SKF signs deal for `harmonic-free` drive

SKF is entering the inverter market with a deal to sell a Swedish-developed drive that is claimed not to produce any harmonics. One attraction of the drive for SKF is that it could solve the problem of bearing currents that can lead to premature failure of bearings on motors driven by conventional inverters.

The drive has been developed and built by NFO Drives. Instead of conventional PWM (pulse width modulation) switching, it uses a patented technique that it calls "sine switching". According to NFO managing director, Per Thomas, the inverter produces "a clean sine wave".

The drive also uses a patented control algorithm that, says Thomas, produces "almost servo performance".

Because the drive generates no harmonics, it does not need the usual precautions such as filters and screened cables. Although, the drive itself is slightly more expensive than standard drives, Thomas says that it is cheaper once the savings on filters and other measures are taken into account.

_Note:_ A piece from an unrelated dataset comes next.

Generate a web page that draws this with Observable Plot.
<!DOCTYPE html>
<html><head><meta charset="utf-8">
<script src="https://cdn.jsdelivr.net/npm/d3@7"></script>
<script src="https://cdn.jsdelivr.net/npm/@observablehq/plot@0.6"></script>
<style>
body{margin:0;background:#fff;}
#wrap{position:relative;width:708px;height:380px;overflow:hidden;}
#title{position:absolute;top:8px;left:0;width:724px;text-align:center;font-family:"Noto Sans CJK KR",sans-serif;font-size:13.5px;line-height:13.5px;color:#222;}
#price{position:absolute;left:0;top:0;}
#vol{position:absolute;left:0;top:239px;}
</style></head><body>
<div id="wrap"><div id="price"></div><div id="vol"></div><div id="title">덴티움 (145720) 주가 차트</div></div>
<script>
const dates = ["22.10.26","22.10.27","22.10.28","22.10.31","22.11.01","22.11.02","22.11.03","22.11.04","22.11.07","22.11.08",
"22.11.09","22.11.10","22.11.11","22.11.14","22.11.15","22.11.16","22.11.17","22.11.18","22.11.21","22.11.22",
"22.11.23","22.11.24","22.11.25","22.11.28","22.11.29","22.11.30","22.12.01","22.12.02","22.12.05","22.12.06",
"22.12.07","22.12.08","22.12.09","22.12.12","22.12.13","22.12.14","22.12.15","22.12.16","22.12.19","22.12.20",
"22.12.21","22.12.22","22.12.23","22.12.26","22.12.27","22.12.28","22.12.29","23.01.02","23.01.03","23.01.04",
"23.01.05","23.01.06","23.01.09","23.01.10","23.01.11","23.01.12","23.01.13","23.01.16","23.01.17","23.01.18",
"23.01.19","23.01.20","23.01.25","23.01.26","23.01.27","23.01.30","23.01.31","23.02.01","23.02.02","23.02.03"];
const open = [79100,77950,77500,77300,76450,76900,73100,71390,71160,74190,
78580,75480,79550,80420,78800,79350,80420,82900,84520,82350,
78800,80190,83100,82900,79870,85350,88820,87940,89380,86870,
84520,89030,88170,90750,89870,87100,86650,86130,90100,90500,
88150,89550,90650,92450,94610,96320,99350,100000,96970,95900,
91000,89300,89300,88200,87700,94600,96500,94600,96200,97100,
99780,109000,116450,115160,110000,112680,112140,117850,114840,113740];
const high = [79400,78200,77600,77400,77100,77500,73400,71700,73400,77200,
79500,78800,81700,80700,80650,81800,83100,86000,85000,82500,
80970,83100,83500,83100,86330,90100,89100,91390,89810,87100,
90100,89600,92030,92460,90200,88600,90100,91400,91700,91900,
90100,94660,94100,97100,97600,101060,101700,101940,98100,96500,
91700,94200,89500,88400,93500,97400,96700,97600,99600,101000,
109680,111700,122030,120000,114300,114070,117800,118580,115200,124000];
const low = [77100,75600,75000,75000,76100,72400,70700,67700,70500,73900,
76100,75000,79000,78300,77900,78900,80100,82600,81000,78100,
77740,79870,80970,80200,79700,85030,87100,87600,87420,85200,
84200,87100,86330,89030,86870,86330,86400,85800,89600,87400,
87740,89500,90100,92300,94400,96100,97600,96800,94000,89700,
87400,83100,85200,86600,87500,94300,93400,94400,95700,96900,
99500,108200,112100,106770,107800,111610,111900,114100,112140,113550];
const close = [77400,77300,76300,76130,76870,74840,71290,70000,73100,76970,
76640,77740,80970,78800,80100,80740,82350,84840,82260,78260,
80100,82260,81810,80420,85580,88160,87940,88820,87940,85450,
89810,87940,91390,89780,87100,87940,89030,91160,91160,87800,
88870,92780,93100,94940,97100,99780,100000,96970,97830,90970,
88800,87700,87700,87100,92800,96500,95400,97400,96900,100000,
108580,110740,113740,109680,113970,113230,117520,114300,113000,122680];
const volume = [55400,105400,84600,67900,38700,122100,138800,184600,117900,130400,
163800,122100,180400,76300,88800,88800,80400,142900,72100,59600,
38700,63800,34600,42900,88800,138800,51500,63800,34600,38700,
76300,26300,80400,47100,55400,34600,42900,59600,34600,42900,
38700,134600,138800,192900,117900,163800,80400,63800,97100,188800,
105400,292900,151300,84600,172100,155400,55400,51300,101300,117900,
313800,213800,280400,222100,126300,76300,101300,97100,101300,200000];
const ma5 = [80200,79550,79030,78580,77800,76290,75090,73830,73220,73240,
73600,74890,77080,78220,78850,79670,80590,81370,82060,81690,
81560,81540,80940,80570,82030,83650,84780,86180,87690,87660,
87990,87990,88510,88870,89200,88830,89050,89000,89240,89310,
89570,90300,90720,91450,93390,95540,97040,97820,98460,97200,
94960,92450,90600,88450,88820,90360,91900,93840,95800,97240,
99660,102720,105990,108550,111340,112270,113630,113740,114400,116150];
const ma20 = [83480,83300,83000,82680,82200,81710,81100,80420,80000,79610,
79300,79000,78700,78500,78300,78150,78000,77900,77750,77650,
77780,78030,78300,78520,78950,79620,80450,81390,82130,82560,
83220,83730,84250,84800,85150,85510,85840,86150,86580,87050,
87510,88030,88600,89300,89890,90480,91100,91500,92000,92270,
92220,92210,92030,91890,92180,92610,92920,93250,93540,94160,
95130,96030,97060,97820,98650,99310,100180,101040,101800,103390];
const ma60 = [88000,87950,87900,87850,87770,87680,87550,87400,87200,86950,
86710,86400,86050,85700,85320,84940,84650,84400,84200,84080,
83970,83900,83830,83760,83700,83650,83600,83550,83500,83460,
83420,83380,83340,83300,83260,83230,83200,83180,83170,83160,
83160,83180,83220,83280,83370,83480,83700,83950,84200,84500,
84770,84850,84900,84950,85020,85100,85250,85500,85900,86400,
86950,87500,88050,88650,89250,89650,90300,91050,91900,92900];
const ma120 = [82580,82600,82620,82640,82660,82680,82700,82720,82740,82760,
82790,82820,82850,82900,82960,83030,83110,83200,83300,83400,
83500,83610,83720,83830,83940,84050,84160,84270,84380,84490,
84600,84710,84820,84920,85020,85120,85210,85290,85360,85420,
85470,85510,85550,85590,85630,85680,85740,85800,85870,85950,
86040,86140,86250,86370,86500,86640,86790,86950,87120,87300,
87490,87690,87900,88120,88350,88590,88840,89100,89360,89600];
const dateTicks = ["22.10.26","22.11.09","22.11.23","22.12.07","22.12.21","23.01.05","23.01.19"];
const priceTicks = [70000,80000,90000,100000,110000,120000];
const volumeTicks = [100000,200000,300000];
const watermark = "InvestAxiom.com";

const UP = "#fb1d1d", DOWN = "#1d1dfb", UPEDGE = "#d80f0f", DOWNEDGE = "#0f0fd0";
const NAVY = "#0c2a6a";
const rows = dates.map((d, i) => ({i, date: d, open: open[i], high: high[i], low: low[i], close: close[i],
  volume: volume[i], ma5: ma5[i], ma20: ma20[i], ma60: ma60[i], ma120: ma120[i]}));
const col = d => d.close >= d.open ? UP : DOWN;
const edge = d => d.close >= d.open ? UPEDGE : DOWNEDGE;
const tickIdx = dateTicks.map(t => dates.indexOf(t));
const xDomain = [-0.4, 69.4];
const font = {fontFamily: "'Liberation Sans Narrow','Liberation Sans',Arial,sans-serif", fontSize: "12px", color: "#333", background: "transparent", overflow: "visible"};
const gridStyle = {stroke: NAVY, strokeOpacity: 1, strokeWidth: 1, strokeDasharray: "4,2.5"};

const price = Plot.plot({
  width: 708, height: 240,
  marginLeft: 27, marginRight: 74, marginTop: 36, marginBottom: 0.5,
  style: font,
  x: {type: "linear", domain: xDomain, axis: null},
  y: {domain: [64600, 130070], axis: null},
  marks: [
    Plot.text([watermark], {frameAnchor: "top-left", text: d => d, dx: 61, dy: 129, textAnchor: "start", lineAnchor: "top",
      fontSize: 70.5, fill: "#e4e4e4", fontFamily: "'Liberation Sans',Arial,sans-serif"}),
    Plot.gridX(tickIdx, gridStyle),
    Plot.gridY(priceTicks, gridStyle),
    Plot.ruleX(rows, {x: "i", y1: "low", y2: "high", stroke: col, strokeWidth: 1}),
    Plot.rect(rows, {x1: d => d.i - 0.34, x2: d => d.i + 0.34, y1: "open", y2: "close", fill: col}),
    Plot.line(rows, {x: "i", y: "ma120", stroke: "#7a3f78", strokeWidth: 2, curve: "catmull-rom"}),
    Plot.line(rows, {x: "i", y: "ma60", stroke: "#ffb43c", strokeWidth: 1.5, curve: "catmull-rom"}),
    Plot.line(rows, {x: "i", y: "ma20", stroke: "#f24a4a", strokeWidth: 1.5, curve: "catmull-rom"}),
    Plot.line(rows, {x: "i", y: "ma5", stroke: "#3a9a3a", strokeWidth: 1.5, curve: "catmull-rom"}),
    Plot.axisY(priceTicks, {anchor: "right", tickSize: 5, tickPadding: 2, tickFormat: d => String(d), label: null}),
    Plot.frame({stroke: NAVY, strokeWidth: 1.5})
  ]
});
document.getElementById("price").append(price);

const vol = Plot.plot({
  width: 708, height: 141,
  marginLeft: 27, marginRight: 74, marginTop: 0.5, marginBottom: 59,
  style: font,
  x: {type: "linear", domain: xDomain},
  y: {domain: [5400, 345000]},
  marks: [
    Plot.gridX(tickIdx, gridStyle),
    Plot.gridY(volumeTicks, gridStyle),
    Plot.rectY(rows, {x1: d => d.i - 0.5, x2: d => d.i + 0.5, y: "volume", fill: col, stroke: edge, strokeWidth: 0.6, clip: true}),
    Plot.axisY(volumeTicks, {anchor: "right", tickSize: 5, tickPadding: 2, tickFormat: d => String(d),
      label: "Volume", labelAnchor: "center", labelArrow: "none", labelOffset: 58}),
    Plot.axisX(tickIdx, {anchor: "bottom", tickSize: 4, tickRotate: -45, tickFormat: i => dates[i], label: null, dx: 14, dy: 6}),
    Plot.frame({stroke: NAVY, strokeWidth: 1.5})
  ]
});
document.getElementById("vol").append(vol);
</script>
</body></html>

NFO began selling the drive under its own name in Scandinavia late last year, following five years of development. It is now producing versions up to 5.5kW, and plans to extend the range to 11kW by October, and eventually to 90kW. There are no immediate plans to sell the NFO drives in the UK.

SKF will initially sell its badged version of the NFO drive in Germany.

Until now, bearing companies have had to rely on techniques such as coatings to minimise the effects of bearing currents. According to Thomas, the NFO drive "eliminates the cause of the problems".